8: The Echo Chamber Problem
The Netflix recommendation model in itself caters to select short-term preferences of the audience; it doesn’t understand the long-term preferences an individual might want to explore, inherently, though not intentionally, creating echo chambers. This is because Netflix, which has allocated a large chunk to data science strategy, looks only at more evident revealed preferences of a viewer. The model it had relied on the back during the days of renting DVDs failed precisely because of this- it was strategically used to narrow down the choices of the customers so that the company would that way have to purchase lesser DVDs from distributors. This eventually leads to a feedback loop, while the everlasting competition for better content and wider preference goes out of the window.
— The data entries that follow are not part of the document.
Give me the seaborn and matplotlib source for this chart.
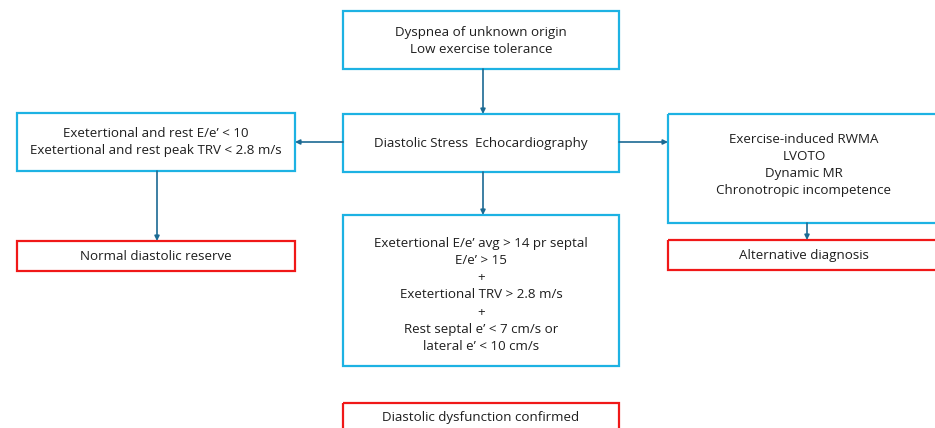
import matplotlib
matplotlib.use('Agg')
import matplotlib.pyplot as plt
from matplotlib.patches import Rectangle
import seaborn as sns

# Tekst i boksene
start_text = ['Dyspnea of unknown origin', 'Low exercise tolerance']
dse_text = ['Diastolic Stress  Echocardiography']
normal_text = ["Exetertional and rest E/e\u2019 < 10",
               "Exetertional and rest peak TRV < 2.8 m/s"]
dysfunction_text = ["Exetertional E/e\u2019 avg > 14 pr septal",
                    "E/e\u2019 > 15", '+',
                    'Exetertional TRV > 2.8 m/s', '+',
                    "Rest septal e\u2019 < 7 cm/s or",
                    "lateral e\u2019 < 10 cm/s"]
alt_text = ['Exercise-induced RWMA', 'LVOTO', 'Dynamic MR',
            'Chronotropic incompetence']
outcome_text = ['Normal diastolic reserve', 'Alternative diagnosis',
                'Diastolic dysfunction confirmed']

BLUE = '#1DB2E3'
RED = '#F01818'
ARROW = '#1B6A93'

sns.set_theme(style='white')
plt.rcParams['font.family'] = ['Open Sans', 'DejaVu Sans']

fig = plt.figure(figsize=(9.35, 4.28), dpi=100)
ax = fig.add_axes([0, 0, 1, 1])
ax.set_xlim(0, 935)
ax.set_ylim(428, 0)
ax.axis('off')


def box(x0, y0, x1, y1, lines, color, ty=None):
    ax.add_patch(Rectangle((x0, y0), x1 - x0, y1 - y0, fill=False,
                           edgecolor=color, lw=1.6, clip_on=True))
    cy = (y0 + y1) / 2 if ty is None else ty
    ax.text((x0 + x1) / 2, cy, '\n'.join(lines), ha='center', va='center',
            fontsize=9.6, color='#1E1E1E', linespacing=1.43)


def arrow(x0, y0, x1, y1):
    ax.annotate('', xy=(x1, y1), xytext=(x0, y0),
                arrowprops=dict(arrowstyle='-|>', mutation_scale=7,
                                lw=1.2, color=ARROW, shrinkA=0, shrinkB=0))


box(343, 11, 619, 69, start_text, BLUE, ty=41)
box(343, 114, 619, 172, dse_text, BLUE)
box(17, 113, 295, 171, normal_text, BLUE)
box(668, 114, 940, 223, alt_text, BLUE, ty=165)
box(343, 215, 619, 366, dysfunction_text, BLUE, ty=295)

box(17, 241, 295, 271, outcome_text[:1], RED)
box(668, 240, 940, 270, outcome_text[1:2], RED)
box(343, 403, 619, 436, outcome_text[2:], RED, ty=417)

arrow(483, 69, 483, 114)
arrow(483, 172, 483, 215)
arrow(343, 142, 295, 142)
arrow(619, 142, 668, 142)
arrow(157, 171, 157, 241)
arrow(807, 223, 807, 240)

fig.savefig('out.png', dpi=100)
plt.close(fig)
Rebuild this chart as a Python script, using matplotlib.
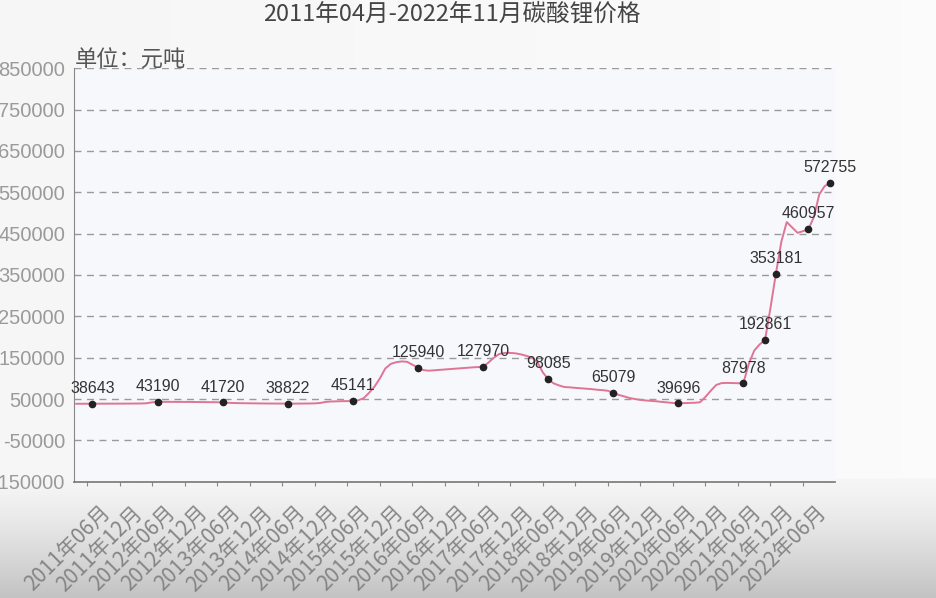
import numpy as np
import pandas as pd
import matplotlib
matplotlib.use("Agg")
import matplotlib.pyplot as plt
import matplotlib.transforms as mtransforms

# ---- data (monthly lithium carbonate price, yuan/ton), 2011-04 .. 2022-11 ----
prices = [
    38500, 38600, 38600, 38643, 38700, 38700, 38800, 38800, 38900, 38900, 39000, 39000, 39200, 39800,
    42000, 43190,
    43200, 43200, 43100, 43000, 43000, 42900, 42800, 42800, 42700, 42500, 42200,
    41720,
    40800, 40300, 40000, 39800, 39600, 39500, 39300, 39200, 39100, 39000, 38900,
    38822,
    38800, 38900, 39000, 39200, 39500, 40500, 43000, 44000, 44500, 44800, 45000,
    45141,
    47000, 52000, 65000, 80000, 100000, 124000, 135000, 139000, 141000, 140000, 133000,
    125940,
    120000, 118500, 119500, 120500, 121500, 122500, 123500, 124500, 125500, 126500, 127200,
    127970,
    138000, 150000, 159000, 161500, 161500, 160500, 158000, 154500, 150000, 140000, 115000,
    98085,
    88000, 83000, 79000, 78300, 77000, 76000, 75000, 74000, 72500, 71500, 70000,
    65079,
    60000, 56500, 52500, 50000, 48000, 46500, 45500, 44500, 43000, 41800, 40500,
    39696,
    40000, 40500, 41000, 42000, 55000, 70000, 84000, 88500, 89000, 88500, 88200,
    87978,
    135000, 167000, 182000,
    192861,
    270000,
    353181,
    430000, 478000, 465000, 452000, 456000,
    460957,
    490000, 545000, 565000,
    572755,
]
months = pd.date_range("2011-04-01", periods=len(prices), freq="MS")
marked_idx = [3, 15, 27, 39, 51, 63, 75, 87, 99, 111, 123, 127, 129, 135, 139]
tick_idx = list(range(2, len(prices), 6))
tick_labels = [f"{months[i].year}年{months[i].month:02d}月" for i in tick_idx]
y_ticks = list(range(-150000, 850001, 100000))

title = "2011年04月-2022年11月碳酸锂价格"
unit = "单位：元吨"

CJK = ["Noto Sans CJK SC", "DejaVu Sans"]
NUM = ["Liberation Sans", "DejaVu Sans"]

W, H = 936, 598
fig = plt.figure(figsize=(W / 100, H / 100), dpi=100)

# background (screen photo look: light, darker toward bottom)
bg = fig.add_axes([0, 0, 1, 1], zorder=-10)
yy = np.linspace(0, 1, 300)[:, None]
xx = np.linspace(0, 1, 300)[None, :]
v = 0.965 - 0.20 * np.clip((yy - 0.80) / 0.20, 0, 1) ** 1.3 + 0.02 * xx * (yy < 0.8)
v = np.clip(v, 0, 1)
bg.imshow(np.dstack([v, v, v]), extent=[0, 1, 1, 0], aspect="auto", interpolation="bilinear")
bg.set_xlim(0, 1)
bg.set_ylim(1, 0)
bg.axis("off")

ax = fig.add_axes([74 / W, 1 - 481.7 / H, (835 - 74) / W, (481.7 - 68.3) / H])
ax.set_facecolor("#f7f8fc")

x = np.arange(len(prices))
ax.plot(x, prices, color="#e07494", lw=1.4, zorder=3)
ax.plot([x[i] for i in marked_idx], [prices[i] for i in marked_idx], "o",
        color="#222222", ms=4.5, zorder=4)
for i in marked_idx:
    ax.annotate(str(prices[i]), (x[i], prices[i]), xytext=(0, 11), textcoords="offset points",
                ha="center", va="center", fontsize=11.5, family=NUM, color="#333333", zorder=5)

ax.set_xlim(-0.4, 139.9)
ax.set_ylim(-150000, 850000)
ax.set_yticks(y_ticks)
ax.set_yticklabels([str(t) for t in y_ticks], family=NUM, fontsize=14.5, color="#9a9a9a")
ax.tick_params(axis="y", length=0, pad=6.5)
ax.set_xticks(tick_idx)
ax.set_xticklabels(tick_labels, rotation=45, ha="right", va="top", rotation_mode="anchor",
                   family=CJK, fontsize=15, fontweight="light", color="#858585")
ax.tick_params(axis="x", length=3, color="#888888", pad=4)
offset = mtransforms.ScaledTranslation(12 / 100, -10 / 100, fig.dpi_scale_trans)
for lab in ax.get_xticklabels():
    lab.set_transform(lab.get_transform() + offset)

ax.grid(axis="y", color="#9a9a9a", linestyle=(0, (5, 4)), lw=1.0)
ax.set_axisbelow(True)
for s in ["top", "right"]:
    ax.spines[s].set_visible(False)
ax.spines["left"].set_color("#888888")
ax.spines["bottom"].set_color("#777777")
ax.spines["bottom"].set_linewidth(1.2)

fig.text(452 / W, 1 - 14 / H, title, ha="center", va="center", family=CJK,
         fontsize=17, fontweight="light", color="#444444")
fig.text(75 / W, 1 - 60 / H, unit, ha="left", va="center", family=CJK,
         fontsize=16, fontweight="light", color="#555555")

fig.savefig("out.png", dpi=100)
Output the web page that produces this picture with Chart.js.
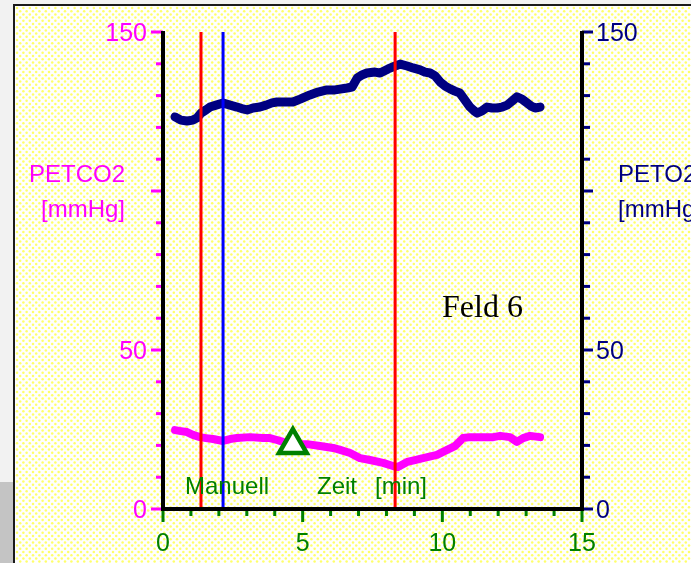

Back in the day, video-rental service Blockbuster’s massive share of revenue used to come from the late fee which the company used to charge its customers for not returning DVDs on the stipulated time. The rental store then declared bankruptcy in 2010 and eventually by 2019, only one Blockbuster store existed. By letting go of the core principle of reciprocity that Netflix seemed to harness by emphasizing more on the audience-friendly social norms, the streaming service saw massive revenue growth in the subsequent years. Netflix is now arriving at a decision to charge an extra amount to customers who share their passwords with friends and acquaintances. With this crackdown, the platform is probably making a move from a social norm to one more market-driven – nearly similar to what Blockbuster was doing two decades back. The question is, will it survive?